■ GIVEN INSTRUCTION
The listing below must be repeated word for word, with its images excluded.

--

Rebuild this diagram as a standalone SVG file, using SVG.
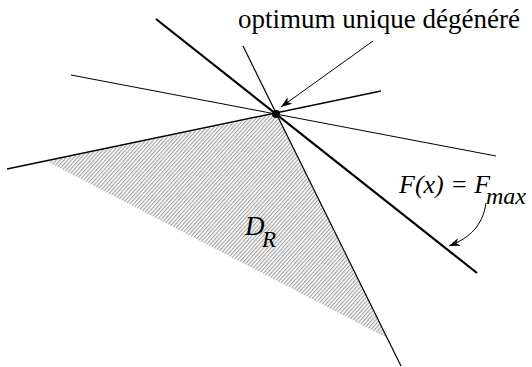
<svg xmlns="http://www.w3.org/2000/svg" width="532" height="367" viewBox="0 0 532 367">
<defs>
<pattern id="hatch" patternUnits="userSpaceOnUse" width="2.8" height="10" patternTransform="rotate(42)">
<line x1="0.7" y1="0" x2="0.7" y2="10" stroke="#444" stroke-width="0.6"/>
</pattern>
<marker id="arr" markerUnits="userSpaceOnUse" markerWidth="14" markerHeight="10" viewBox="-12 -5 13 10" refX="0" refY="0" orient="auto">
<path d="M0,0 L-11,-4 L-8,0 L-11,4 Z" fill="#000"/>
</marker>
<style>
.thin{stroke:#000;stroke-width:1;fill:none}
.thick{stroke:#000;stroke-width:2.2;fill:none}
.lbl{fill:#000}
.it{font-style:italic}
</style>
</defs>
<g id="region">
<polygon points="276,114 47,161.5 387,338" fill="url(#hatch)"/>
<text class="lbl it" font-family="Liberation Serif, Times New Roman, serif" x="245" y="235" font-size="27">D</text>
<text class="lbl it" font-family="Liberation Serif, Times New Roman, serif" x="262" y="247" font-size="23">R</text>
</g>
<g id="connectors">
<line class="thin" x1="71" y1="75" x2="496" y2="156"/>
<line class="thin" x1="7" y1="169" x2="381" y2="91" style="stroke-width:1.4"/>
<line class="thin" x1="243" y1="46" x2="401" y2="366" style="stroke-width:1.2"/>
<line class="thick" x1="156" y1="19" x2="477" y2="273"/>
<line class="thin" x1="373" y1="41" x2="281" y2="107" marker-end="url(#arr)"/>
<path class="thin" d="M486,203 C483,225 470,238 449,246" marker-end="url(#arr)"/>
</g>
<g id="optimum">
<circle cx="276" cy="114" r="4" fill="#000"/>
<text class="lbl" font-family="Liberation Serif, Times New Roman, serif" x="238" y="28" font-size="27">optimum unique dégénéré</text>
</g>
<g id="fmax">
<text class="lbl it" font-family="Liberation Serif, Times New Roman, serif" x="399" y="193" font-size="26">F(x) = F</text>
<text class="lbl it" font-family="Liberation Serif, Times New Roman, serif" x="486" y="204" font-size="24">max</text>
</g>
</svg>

--

■ EXERCISE RESULT
Rebuild this diagram as a standalone SVG file, using SVG.
<svg xmlns="http://www.w3.org/2000/svg" width="532" height="367" viewBox="0 0 532 367">
<defs>
<pattern id="hatch" patternUnits="userSpaceOnUse" width="2.8" height="10" patternTransform="rotate(42)">
<line x1="0.7" y1="0" x2="0.7" y2="10" stroke="#444" stroke-width="0.6"/>
</pattern>
<marker id="arr" markerUnits="userSpaceOnUse" markerWidth="14" markerHeight="10" viewBox="-12 -5 13 10" refX="0" refY="0" orient="auto">
<path d="M0,0 L-11,-4 L-8,0 L-11,4 Z" fill="#000"/>
</marker>
<style>
.thin{stroke:#000;stroke-width:1;fill:none}
.thick{stroke:#000;stroke-width:2.2;fill:none}
.lbl{fill:#000}
.it{font-style:italic}
</style>
</defs>
<g id="region">
<polygon points="276,114 47,161.5 387,338" fill="url(#hatch)"/>
<text class="lbl it" font-family="Liberation Serif, Times New Roman, serif" x="245" y="235" font-size="27">D</text>
<text class="lbl it" font-family="Liberation Serif, Times New Roman, serif" x="262" y="247" font-size="23">R</text>
</g>
<g id="connectors">
<line class="thin" x1="71" y1="75" x2="496" y2="156"/>
<line class="thin" x1="7" y1="169" x2="381" y2="91" style="stroke-width:1.4"/>
<line class="thin" x1="243" y1="46" x2="401" y2="366" style="stroke-width:1.2"/>
<line class="thick" x1="156" y1="19" x2="477" y2="273"/>
<line class="thin" x1="373" y1="41" x2="281" y2="107" marker-end="url(#arr)"/>
<path class="thin" d="M486,203 C483,225 470,238 449,246" marker-end="url(#arr)"/>
</g>
<g id="optimum">
<circle cx="276" cy="114" r="4" fill="#000"/>
<text class="lbl" font-family="Liberation Serif, Times New Roman, serif" x="238" y="28" font-size="27">optimum unique dégénéré</text>
</g>
<g id="fmax">
<text class="lbl it" font-family="Liberation Serif, Times New Roman, serif" x="399" y="193" font-size="26">F(x) = F</text>
<text class="lbl it" font-family="Liberation Serif, Times New Roman, serif" x="486" y="204" font-size="24">max</text>
</g>
</svg>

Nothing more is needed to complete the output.